Create a bucket list for your family. Instead of leaving your plans open-ended during the holidays, make an intentional list of things to do. That way, you know what are everyone’s must do activities and can set reasonable expectations.
Are you looking for inspiration for your family’s Christmas bucket list this year? Check out The Best Christmas Bucket List for Families – 91 Ideas
5. Resident Magic Maker
Problem
As a parent, you automatically take on the task of creating holiday magic and making core memories possible. This can be very overwhelming. It can also rob you from experiencing your own Christmas joy.
Solutions
Delegate tasks to other family members or, if you’re able to, enlist the help of professionals.
Do you have a fear of heights or simply do not want to put up Christmas lights? Hire a lighting company. Is wrapping gifts your least favorite holiday activity? Utilize gift wrapping services or offer to pay someone who does enjoy it to do it for you. By not being responsible for all the tasks on your Christmas to do list, your Christmas-induced stress will decrease. That will free up your time to enjoy Christmastime more fully.
6. Loss and Change
Problem
Christmas is centered around family and it can feel impossible to enjoy that time when grieving a loss. Loss can be the absence of a passed loved one or when a family is broken up due to separation or divorce.
Solutions
Be gentle with yourself. Don’t feel guilty if you’re not as happy as you have been during the holidays in the past. After all, you’re going through a lot of change and change is hard. Give thought to ask others for help and support as you navigate your new normal.
Consider doing something different so the things you used to do together are not as emotional.
On the flip side, continue doing things as you always have if it continues to bring you joy.
Let yourself feel your emotions. It’s okay to talk about how you feel and don’t hold back for fear of being a downer. You and your feelings matter.

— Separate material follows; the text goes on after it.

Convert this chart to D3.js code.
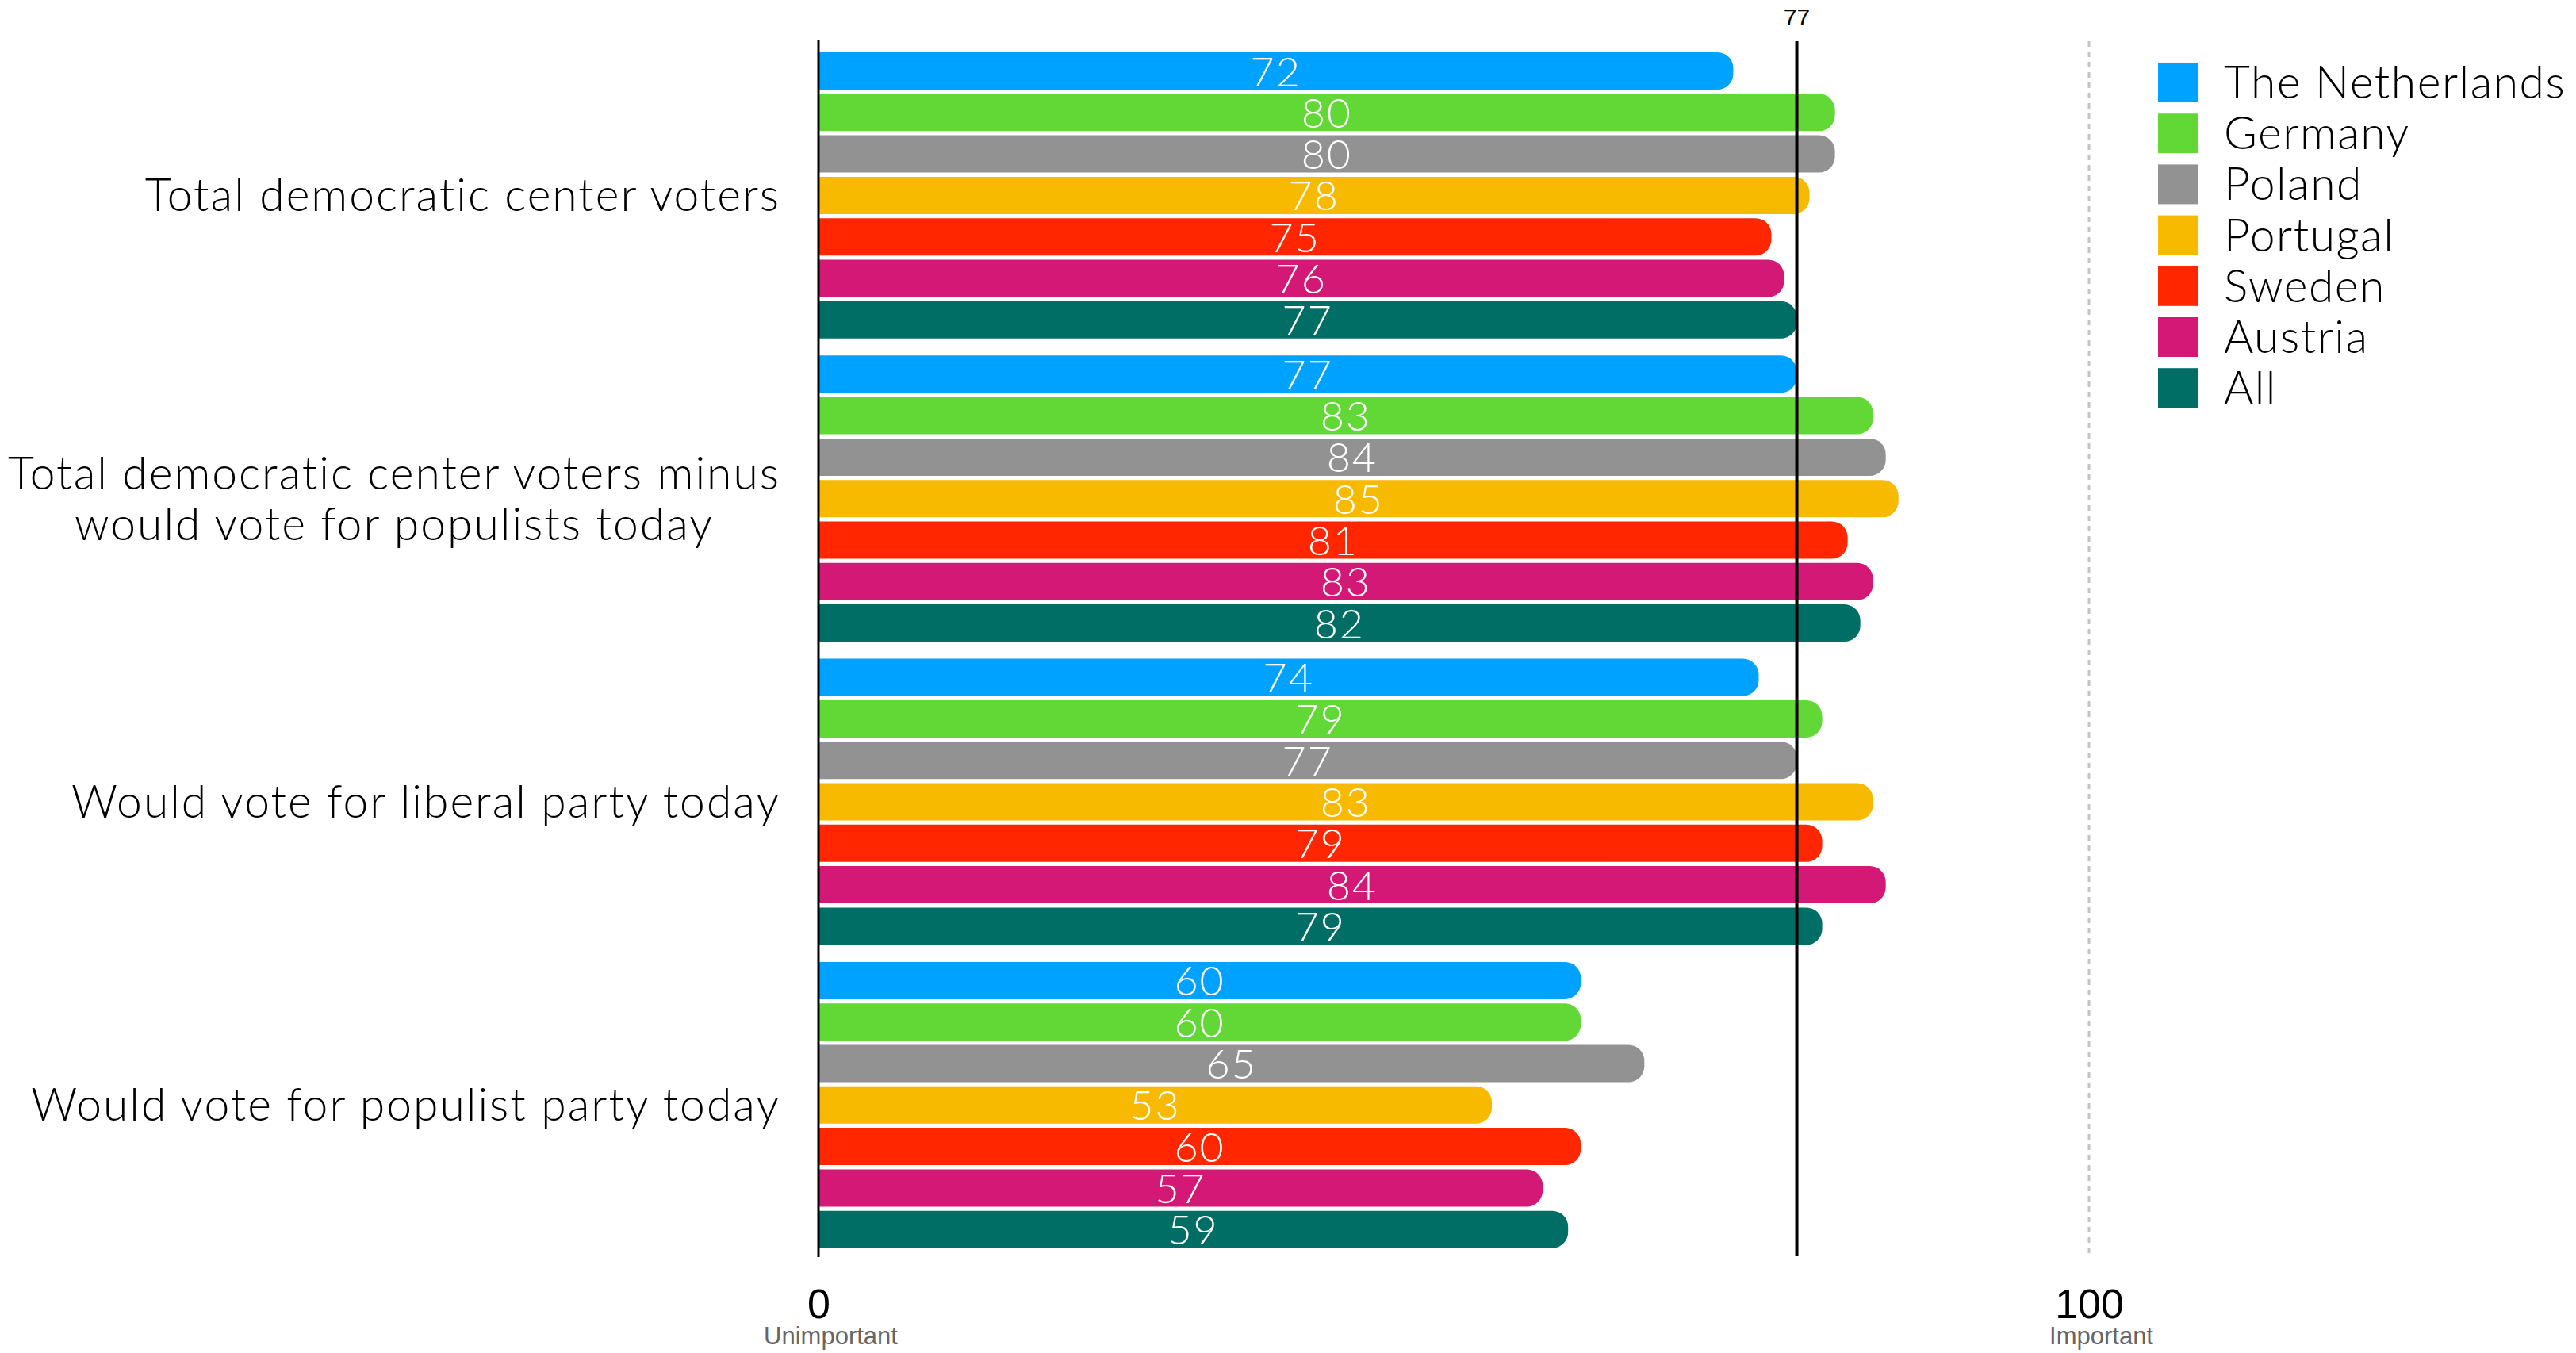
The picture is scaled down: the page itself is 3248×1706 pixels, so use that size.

If you don’t want to discuss it out loud, try journaling so you have an outlet for your feelings.
7. Isolation
Problem
Christmas is supposed to be a time spent with family, but can be the loneliest time for some. It’s an awful feeling to be all by yourself on a day when you’re supposed to be with loved ones. This can be due to military deployment, a job keeping you long distance, estrangement from family, or numerous other factors.
Solutions
Stay in touch any way you can connect- video chatting, mailing a card or gift, phone, or email.
Think ahead by shopping early and shipping ahead of the holiday rush. That way, you won’t be worried about whether your package will arrive on time.
Plan to do something on Christmas so you’re not home alone focusing on the fact that you are alone. If possible, try and get together with others you are located near to celebrate.
During this season of forgiving, make amends with those you are estranged from. It’s a great opportunity to give yourselves a fresh start in your relationship.
Conclusion
This post covered the most common sources of Christmas stress and shared many ways to avoid each of them. Christmas is a joyous time of year for so many reasons, but it shouldn’t leave you tense and overwhelmed. It’s possible to simplify and embrace this special time of year using the techniques shared above.